In the past 17 months, Mikael Maatta has come back from knee surgery and finally won a Kailua Night Doubles tennis championship after years of near-misses. His focus now is “not to get wiped off the court” in January’s Honolulu Challenger.
That trio, and a twist of fate when he went home to Sweden at Christmas, led him to Jarkko Kortelainen. The rest, as Maatta tells it, is fitness history.
The former Hawaii Pacific All-American, and doubles partner Jan Axel Tribler, qualified for the $50,000 USTA Circuit event by winning every stop on this year’s inaugural Triple Crown of Tennis. Both have been working full-time as financial analysts in Honolulu the past five years.
About 10 pounds overweight after his surgery and still sluggish, Maatta was looking for a “kick-start” when he went to the gym with friend Johan Brunstrom, who once reached the doubles round of 16 in the Australian Open.
Brunstrom was also coming off an injury. Maatta watched his friend’s workout with Kortelainen in Sweden with increasingly incredulous eyes.
“He was doing something completely different,” Maatta recalls. “Sweating like crazy just lifting small weights and a stick. I was used to lifting big weights and trying to build muscle. It got me very intrigued.”
The outgoing Maatta engaged Kortelainen in conversation. The Finnish “elite personal trainer,” who owns gyms in Europe, ultimately agreed to come to the Honolulu Club and use it as his “test market” in the U.S.
Maatta and the club convinced 75 people — about 30 percent women — to take the daily, hourlong “30 Day Top Shape Challenge” (topshapein30days.com). Kortelainen developed it in 2008 to prepare himself for a photo shoot.
It was designed to be accessible to anyone and the club opened it to nonmembers as well, offering classes at 6 a.m., noon and 6 p.m. The first level is mostly about breathing and form. In Level 2, participants learn to perform actions with their entire body. The third level ups the challenge, and at Level 4 all exercises are done on a balance board while focusing on keeping the core strong.
About two-thirds of the students stuck it out daily from Sept. 19 to Oct. 18. Some had remarkable results and some routine, but the ones who finished were apparently convinced that Kortelainen’s core approach had merit, and are now searching for successful maintenance programs.
What Kortelainen describes as “fusion functional” training is not new. Trainers have been teaching core conditioning to serious athletes for years. K.J. Choi was one of the first to popularize it on the PGA Tour. Each trainer has his own tweaks.
Kortelainen took it up after a hip injury derailed his professional basketball career in Europe. Unable to lift heavy weights, he began to study core fitness. That was 13 years ago.
His 60-minute class, augmented by 1,500- or 2,200-calorie-a-day nutrition guidelines, is filled with 90-second moves done on mats. Students often hold yoga bricks between their feet. Cardio is considered recovery time from moves done with sticks and hand weights, and ultimately on a balance board for those who are able.
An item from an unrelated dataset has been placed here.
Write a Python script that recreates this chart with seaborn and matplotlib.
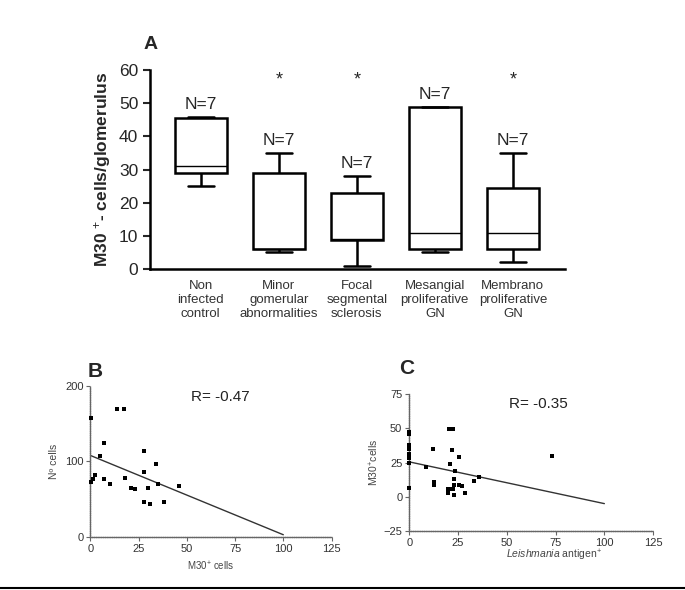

The emphasis is on keeping the body in a straight line — no “duck feet,” swayback or hunched shoulders — and engaging abdominal muscles with all power originating from the core. Students are encouraged to focus on their posture every waking moment.
Proper breathing is vital. Kortelainen acknowledges it usually takes at least 30 days to synchronize effective breathing with new muscle movements.
Maatta, one of Hawaii’s best tennis players since he got here in 2003, is still working on that.
“I have not mastered the breathing yet, but I am on my way,” he says. “I train on it all the time, even when I sit in the car or in the office. I know I will get there, but it will take time.”
Maatta swears his shots “have more pop” and he can reach higher on his serves.
And those 10 extra pounds are long gone, as are 5 inches around his waist. Tao Miller says his cholesterol went from 271 to 188, with his triglyceride level also showing a dramatic drop. Ted Caisse lost 26 pounds the first 26 days.
“I was two cheeseburgers short of 300 pounds,” Caisse says. “At the beginning, I didn’t make it through one routine. I’ll be honest, I was ready to quit after Day 4. Some of the others in the class talked to me and they were encouraging. Then, by Day 10, I had lost 12 pounds.”
Kortelainen is already thinking about a return to Hawaii in May. Maatta will be on his own until then, but his 30 Day Challenge will get him through the Challenger.
“This is definitely going to be the basis for all my workouts from now on,” he says. “I am going to focus on strengthening my core as all power and energy comes from your core. … The workout is a base foundation for all athletes, including myself.”